DR. FRANK PASCHAL, San Antonio: Did Dr. Crouse think of the possibility that the change from the high altitude of Denver, Colorado, to the sea level might not have influenced the condition of the heart as much as the remedy that he employed?
DR. CROUSE: I thought so at first, doctor, until I had come in contact with several other mitral cases that had developed upon the coast. In these cases I tried the nerium oleander in the proper doses, and, at the expiration of a few weeks, had secured as good results as in the first case in which I had used it. I believe by the tests that I gave tincture of nerium oleander in the first case-in other words, taking the patient off the remedy for a week and returning him to it, then testing it again, and finding that when the drug had been stopped that the case declined, and when recommend that improvement took place proves conclusively the merit of the remedy. Fifteen cases to my knowledge have been treated by this remedy so far in Victoria, in all of which good results have been secured.
DR. W. B. COLLINS, Lovelady: I want to say that in this condition it has become a routine practice with me to employ digitalis, combined with bitartrate potash. I also employ reconstructive tonics, etc. Digitalis, in my judgment, gives as good or better results upon the heart in this condition than any other drug at our command.

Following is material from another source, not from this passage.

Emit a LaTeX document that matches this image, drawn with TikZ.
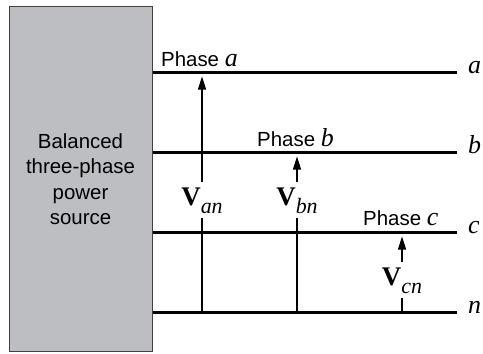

DR. H. A. WEST, in closing, said: I have very little to say in closing the discussion upon this subject, except a few words in regard to the use of digitalis. In my opinion, this drug is superior to any other in cases where there is a failure of cardiac compensation. The man who understands how to use this great remedy truly has the sword of the Lord and of Gideon in his hand. With proper administration, in sufficient doses. and with a pure and fresh drug the results are sure to follow. I remember on one occasion where I consulted Dr. Janeway, of New York, upon this subject in a case in my own family, in which, of course, I was deeply interested. His statement confirmed the opinion I have just given as to the superiority of digitalis over all of its congeners. It should be borne in mind that the digitalis leaves found in many drug stores are in many instances inert. By the use of the fresh English leaves in preparing the infusion, or the prescription of Squibb's tincture or of Merck's digitalin in proper doses, you are sure to get good results. Merck's digitalin has an important place where the stomach is irritable, and can be used in much larger doses than that ordinarily laid down in the text-books. I have given this hypodermically in doses of as much as one-thirtieth of a grain, and with good results.